• _The problem_
Please output the data below exactly as given, starting at its first line and stopping after the line that contains "plt.rcParams['mathtext.default'] = 'regular'".

• _Dataset content_
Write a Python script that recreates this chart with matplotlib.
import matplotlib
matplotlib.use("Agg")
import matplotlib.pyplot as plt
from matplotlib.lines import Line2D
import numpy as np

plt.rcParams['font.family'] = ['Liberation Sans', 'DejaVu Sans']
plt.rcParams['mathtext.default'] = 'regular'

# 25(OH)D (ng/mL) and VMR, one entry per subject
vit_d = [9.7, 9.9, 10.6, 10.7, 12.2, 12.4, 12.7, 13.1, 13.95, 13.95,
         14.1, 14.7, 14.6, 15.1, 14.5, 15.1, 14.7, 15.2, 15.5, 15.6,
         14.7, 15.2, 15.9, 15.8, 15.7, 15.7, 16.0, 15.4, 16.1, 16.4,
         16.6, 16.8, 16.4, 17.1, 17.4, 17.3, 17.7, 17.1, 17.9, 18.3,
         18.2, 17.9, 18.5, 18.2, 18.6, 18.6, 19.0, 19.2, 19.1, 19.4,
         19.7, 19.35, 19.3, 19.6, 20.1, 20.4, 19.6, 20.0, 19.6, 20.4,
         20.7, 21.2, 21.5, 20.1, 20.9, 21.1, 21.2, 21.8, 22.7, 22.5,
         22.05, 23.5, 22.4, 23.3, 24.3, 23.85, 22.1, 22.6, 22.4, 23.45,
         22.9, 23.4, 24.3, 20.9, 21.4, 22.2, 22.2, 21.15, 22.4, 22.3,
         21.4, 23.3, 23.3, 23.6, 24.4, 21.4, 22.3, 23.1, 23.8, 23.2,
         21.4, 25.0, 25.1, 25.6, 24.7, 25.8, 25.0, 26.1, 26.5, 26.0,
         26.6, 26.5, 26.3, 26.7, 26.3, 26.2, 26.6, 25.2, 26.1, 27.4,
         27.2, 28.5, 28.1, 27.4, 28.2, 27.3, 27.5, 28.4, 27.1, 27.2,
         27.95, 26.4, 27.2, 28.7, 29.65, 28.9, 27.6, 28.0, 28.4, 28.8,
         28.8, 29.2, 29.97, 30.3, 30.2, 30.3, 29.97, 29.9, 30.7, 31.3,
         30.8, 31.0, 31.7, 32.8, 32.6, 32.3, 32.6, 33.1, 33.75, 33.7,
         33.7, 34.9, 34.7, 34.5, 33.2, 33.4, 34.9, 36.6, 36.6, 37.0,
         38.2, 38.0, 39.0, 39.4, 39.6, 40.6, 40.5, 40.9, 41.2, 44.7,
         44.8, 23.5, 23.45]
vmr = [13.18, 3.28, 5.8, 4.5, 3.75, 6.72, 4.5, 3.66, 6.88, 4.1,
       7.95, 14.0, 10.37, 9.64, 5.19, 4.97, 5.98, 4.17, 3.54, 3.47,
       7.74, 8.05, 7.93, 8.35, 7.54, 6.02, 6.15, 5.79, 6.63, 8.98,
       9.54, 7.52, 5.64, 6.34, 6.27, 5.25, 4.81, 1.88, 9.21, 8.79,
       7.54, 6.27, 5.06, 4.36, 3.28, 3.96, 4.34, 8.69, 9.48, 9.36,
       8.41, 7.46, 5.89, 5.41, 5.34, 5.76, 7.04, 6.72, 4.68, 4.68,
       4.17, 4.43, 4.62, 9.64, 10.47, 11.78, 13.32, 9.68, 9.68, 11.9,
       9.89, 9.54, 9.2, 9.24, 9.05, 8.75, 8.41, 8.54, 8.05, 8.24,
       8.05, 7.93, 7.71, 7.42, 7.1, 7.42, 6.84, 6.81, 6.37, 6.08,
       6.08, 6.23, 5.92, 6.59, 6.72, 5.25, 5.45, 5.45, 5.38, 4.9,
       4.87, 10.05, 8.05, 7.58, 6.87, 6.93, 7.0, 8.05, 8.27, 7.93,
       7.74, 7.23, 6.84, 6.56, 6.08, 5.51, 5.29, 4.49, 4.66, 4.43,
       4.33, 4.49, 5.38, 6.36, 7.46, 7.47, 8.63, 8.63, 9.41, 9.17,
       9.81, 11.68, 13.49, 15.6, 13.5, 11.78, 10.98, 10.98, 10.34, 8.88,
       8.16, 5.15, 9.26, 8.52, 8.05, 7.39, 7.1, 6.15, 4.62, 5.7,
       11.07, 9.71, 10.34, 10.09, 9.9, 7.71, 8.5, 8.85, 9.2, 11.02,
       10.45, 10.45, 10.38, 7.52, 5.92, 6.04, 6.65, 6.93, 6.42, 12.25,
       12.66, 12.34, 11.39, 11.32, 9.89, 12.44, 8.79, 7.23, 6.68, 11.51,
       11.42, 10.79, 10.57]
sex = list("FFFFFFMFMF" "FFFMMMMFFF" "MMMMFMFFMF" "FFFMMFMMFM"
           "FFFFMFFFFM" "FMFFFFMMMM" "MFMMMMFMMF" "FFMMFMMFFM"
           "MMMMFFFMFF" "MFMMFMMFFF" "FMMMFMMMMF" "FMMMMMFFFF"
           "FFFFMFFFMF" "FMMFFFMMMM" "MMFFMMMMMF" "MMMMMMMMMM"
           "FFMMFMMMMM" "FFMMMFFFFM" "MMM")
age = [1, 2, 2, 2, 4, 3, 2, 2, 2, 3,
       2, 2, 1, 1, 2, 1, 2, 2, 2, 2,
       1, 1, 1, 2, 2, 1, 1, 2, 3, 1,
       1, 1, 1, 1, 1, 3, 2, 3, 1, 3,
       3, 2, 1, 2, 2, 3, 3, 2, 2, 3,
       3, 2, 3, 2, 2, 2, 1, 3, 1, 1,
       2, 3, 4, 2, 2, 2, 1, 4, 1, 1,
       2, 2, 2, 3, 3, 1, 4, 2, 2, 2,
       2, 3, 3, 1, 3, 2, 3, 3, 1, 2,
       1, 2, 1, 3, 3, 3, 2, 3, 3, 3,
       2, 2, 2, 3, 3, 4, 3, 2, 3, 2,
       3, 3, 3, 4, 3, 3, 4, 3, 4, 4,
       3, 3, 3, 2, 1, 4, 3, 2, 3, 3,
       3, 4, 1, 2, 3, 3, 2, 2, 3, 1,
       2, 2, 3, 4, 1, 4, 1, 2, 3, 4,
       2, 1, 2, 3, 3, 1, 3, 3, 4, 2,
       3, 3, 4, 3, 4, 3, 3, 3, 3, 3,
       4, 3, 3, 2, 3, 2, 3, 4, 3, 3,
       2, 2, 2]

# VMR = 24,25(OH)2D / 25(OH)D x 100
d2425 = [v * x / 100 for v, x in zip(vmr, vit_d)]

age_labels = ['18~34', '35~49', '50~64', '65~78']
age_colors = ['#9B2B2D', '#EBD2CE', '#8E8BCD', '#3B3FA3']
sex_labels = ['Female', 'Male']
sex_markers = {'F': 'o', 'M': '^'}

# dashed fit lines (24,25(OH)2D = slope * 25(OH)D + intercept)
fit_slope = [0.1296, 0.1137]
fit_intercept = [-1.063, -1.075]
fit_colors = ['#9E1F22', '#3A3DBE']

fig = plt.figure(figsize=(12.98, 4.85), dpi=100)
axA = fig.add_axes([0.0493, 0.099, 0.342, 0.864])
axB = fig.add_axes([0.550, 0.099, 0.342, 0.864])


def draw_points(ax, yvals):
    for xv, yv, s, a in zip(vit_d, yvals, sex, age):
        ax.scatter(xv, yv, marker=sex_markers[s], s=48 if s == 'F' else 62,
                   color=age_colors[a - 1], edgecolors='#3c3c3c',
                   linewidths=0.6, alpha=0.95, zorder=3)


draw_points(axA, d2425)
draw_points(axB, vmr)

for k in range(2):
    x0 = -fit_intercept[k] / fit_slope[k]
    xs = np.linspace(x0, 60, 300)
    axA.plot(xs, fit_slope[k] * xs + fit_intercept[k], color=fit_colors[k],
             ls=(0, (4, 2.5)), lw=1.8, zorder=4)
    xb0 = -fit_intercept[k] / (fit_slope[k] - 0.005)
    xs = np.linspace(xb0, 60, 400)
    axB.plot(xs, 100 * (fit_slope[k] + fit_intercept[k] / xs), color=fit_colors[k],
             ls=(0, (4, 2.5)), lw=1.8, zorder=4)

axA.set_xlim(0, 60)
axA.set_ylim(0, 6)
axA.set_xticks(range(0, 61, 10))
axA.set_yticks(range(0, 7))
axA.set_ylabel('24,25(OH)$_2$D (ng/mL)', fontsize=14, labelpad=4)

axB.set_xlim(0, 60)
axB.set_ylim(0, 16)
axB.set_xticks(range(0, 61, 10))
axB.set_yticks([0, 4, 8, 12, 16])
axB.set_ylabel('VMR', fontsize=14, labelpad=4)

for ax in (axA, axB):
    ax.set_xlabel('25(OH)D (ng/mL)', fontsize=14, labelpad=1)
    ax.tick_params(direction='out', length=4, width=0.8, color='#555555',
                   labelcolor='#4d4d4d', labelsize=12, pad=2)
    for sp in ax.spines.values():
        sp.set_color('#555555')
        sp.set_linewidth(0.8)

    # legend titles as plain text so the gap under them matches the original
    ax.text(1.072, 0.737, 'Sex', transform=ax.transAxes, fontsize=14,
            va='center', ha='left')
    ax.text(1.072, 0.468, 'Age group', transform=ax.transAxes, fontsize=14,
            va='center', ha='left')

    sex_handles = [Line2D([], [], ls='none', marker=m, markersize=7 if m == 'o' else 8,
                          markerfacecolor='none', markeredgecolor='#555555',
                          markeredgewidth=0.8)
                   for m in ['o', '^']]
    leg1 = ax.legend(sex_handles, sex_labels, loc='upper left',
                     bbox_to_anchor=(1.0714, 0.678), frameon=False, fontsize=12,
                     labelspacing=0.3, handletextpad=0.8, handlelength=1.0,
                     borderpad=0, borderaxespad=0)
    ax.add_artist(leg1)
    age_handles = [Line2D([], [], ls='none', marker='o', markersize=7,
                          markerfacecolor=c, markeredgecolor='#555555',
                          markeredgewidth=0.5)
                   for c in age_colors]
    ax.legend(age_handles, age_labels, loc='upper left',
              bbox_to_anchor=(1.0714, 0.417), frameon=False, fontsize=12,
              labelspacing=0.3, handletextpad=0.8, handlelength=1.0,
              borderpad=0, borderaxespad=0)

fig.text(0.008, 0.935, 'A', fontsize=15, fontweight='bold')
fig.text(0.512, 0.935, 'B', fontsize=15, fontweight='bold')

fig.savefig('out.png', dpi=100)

• _Reply_
Write a Python script that recreates this chart with matplotlib.
import matplotlib
matplotlib.use("Agg")
import matplotlib.pyplot as plt
from matplotlib.lines import Line2D
import numpy as np

plt.rcParams['font.family'] = ['Liberation Sans', 'DejaVu Sans']
plt.rcParams['mathtext.default'] = 'regular'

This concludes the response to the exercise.